*Work instructions*.
Reproduce exactly the lines below, from the first one through the line containing "import plotly.graph_objects as go", and omit any pictures.

*Dataset excerpt*.
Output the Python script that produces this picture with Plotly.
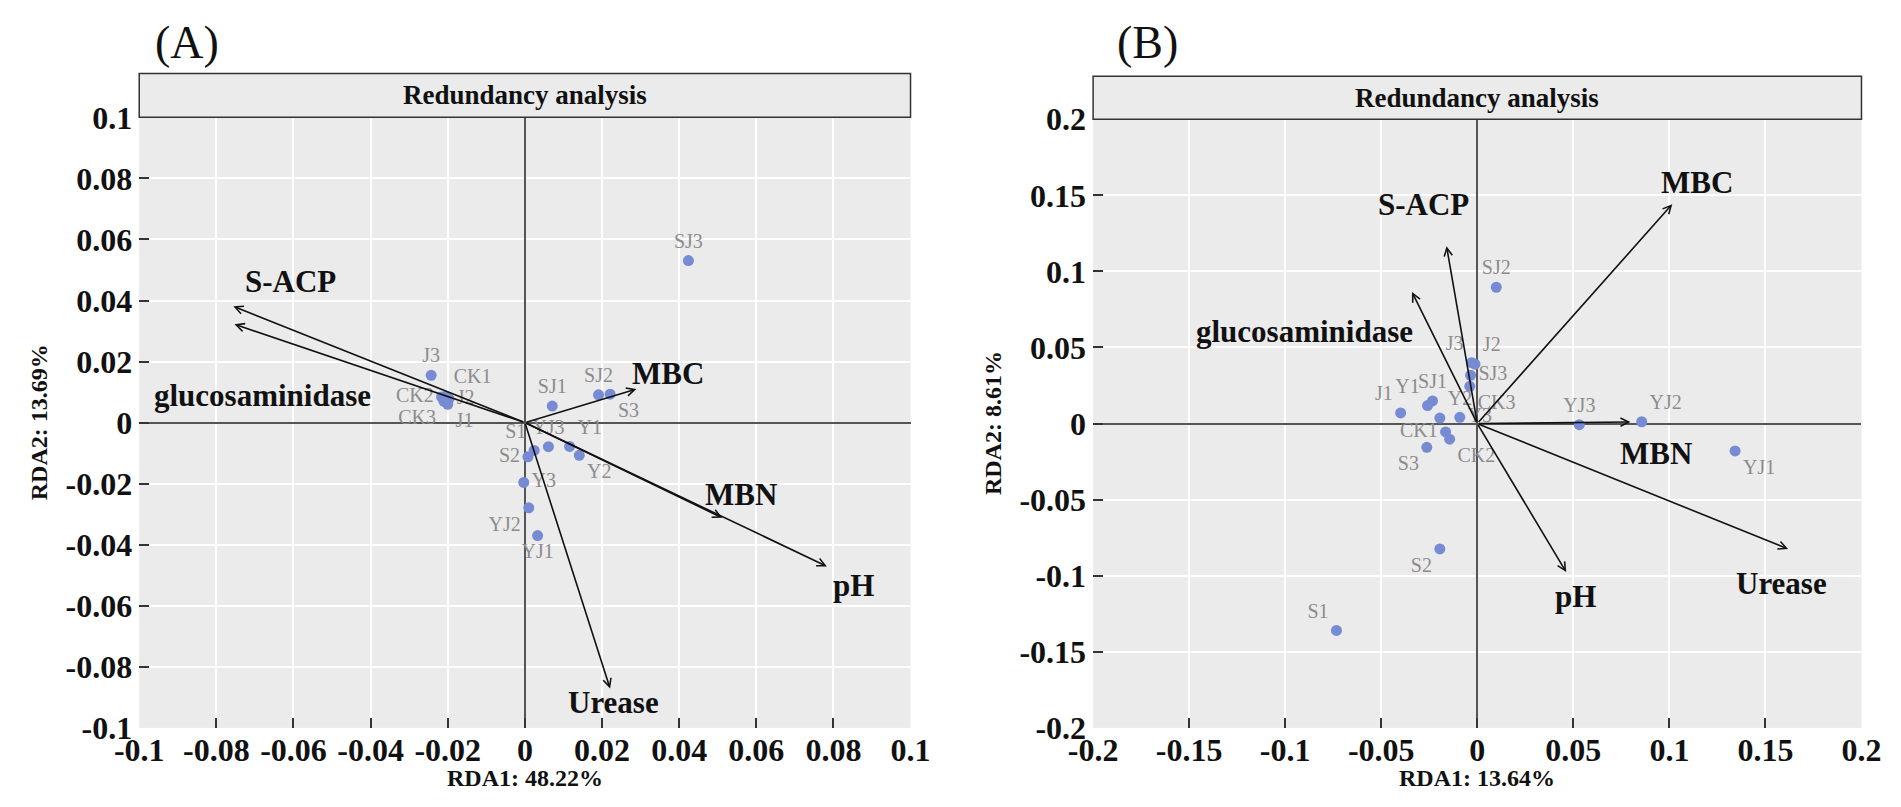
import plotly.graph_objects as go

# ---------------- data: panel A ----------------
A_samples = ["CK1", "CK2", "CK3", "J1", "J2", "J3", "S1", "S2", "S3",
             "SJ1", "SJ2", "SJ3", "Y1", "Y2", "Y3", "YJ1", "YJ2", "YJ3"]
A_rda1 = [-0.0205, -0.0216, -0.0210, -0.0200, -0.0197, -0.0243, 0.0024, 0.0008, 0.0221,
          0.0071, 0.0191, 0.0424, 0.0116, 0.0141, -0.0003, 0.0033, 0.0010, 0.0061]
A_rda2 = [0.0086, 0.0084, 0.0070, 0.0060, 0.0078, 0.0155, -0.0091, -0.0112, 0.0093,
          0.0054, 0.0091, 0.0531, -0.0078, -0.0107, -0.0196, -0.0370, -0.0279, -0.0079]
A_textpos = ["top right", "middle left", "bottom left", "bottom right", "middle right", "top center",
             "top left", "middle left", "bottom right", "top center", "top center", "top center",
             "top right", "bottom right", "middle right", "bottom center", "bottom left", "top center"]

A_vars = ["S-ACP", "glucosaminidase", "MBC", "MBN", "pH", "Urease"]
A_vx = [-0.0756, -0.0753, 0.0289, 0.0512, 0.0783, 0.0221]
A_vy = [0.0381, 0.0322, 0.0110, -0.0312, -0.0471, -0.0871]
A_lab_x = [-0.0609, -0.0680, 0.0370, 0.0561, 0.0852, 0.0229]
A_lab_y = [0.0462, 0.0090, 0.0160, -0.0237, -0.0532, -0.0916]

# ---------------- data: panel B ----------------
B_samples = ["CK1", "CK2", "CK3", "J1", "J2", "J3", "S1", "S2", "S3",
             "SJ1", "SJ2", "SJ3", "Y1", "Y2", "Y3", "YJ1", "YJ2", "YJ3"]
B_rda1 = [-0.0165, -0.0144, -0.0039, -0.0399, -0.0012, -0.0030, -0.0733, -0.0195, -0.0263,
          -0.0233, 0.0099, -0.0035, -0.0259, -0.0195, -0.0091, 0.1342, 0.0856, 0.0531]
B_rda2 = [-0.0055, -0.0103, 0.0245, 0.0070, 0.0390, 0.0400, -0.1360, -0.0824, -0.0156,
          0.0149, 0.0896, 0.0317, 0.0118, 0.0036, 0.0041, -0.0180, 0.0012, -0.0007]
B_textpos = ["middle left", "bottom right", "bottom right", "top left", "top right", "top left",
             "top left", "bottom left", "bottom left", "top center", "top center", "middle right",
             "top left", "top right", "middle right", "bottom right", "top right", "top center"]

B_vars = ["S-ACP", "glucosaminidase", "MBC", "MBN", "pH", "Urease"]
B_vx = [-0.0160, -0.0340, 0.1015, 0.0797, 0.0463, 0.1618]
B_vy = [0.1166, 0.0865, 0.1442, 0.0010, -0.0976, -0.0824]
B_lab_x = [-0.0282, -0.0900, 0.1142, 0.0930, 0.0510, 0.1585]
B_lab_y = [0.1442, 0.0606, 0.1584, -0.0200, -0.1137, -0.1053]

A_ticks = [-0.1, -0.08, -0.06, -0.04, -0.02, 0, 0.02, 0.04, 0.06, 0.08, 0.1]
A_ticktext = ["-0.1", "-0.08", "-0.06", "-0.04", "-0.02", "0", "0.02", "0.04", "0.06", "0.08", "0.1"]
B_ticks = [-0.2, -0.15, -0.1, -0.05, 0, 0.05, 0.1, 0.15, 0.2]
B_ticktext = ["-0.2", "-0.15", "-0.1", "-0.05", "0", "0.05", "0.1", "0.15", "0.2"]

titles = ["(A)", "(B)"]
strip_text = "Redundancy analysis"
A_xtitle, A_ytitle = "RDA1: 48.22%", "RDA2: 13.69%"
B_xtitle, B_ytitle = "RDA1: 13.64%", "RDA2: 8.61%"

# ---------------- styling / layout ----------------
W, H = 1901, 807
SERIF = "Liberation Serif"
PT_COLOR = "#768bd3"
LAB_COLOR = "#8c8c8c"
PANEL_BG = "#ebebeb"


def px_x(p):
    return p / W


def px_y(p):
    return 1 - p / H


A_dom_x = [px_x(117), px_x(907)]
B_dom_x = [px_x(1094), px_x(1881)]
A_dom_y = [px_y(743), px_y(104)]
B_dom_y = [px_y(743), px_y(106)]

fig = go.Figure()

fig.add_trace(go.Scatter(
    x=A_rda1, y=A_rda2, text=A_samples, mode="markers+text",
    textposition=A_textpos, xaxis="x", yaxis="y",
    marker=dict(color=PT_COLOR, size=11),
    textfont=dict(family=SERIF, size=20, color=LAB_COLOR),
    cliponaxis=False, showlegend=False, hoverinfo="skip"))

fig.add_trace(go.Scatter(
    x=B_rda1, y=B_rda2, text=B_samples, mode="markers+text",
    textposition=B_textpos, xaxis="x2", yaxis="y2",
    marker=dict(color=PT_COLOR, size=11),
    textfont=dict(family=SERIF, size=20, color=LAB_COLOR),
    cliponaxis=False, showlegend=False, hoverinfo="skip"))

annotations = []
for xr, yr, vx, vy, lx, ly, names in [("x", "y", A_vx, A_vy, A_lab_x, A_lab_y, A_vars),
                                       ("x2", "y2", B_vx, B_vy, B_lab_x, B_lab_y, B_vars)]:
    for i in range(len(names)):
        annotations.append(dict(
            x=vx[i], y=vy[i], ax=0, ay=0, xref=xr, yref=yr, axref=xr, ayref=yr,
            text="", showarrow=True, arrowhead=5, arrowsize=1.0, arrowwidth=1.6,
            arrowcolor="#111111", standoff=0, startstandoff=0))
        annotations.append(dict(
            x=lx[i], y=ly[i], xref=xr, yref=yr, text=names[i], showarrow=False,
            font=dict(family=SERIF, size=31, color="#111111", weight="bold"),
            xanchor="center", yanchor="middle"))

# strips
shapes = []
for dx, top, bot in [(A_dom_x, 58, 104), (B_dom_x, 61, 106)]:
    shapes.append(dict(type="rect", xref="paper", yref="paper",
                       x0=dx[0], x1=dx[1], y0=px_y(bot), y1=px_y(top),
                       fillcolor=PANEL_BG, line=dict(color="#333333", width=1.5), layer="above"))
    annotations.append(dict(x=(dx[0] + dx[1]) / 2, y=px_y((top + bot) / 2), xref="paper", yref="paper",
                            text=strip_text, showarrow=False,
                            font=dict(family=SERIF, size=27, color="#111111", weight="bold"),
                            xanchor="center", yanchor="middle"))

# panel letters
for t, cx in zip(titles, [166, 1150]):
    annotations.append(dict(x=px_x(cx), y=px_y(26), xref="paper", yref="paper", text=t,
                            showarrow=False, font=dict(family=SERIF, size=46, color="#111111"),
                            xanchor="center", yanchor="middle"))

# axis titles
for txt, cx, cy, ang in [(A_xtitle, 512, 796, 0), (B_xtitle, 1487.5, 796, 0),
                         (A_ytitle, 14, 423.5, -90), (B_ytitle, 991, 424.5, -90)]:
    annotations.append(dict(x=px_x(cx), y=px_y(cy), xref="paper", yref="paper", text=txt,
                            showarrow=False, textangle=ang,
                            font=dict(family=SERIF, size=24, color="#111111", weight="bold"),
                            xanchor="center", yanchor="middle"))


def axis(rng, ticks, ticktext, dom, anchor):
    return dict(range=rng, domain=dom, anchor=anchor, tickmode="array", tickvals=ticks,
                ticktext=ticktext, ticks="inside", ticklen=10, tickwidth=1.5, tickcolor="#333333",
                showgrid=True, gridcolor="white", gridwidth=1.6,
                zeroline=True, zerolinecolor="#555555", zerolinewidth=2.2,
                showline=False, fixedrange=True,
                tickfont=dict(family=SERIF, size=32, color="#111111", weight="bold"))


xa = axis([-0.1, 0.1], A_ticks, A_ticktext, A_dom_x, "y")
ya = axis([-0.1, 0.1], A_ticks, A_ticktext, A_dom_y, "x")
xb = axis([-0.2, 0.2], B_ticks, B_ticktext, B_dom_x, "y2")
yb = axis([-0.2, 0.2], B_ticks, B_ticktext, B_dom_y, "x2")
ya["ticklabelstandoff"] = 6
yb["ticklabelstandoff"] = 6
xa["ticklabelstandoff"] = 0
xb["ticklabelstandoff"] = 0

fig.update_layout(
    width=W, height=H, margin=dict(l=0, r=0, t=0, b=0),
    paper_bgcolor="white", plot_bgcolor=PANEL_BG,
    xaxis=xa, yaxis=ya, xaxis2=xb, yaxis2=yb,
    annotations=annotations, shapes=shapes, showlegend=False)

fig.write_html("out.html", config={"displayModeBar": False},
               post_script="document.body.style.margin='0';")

*Written reply*.
Output the Python script that produces this picture with Plotly.
import plotly.graph_objects as go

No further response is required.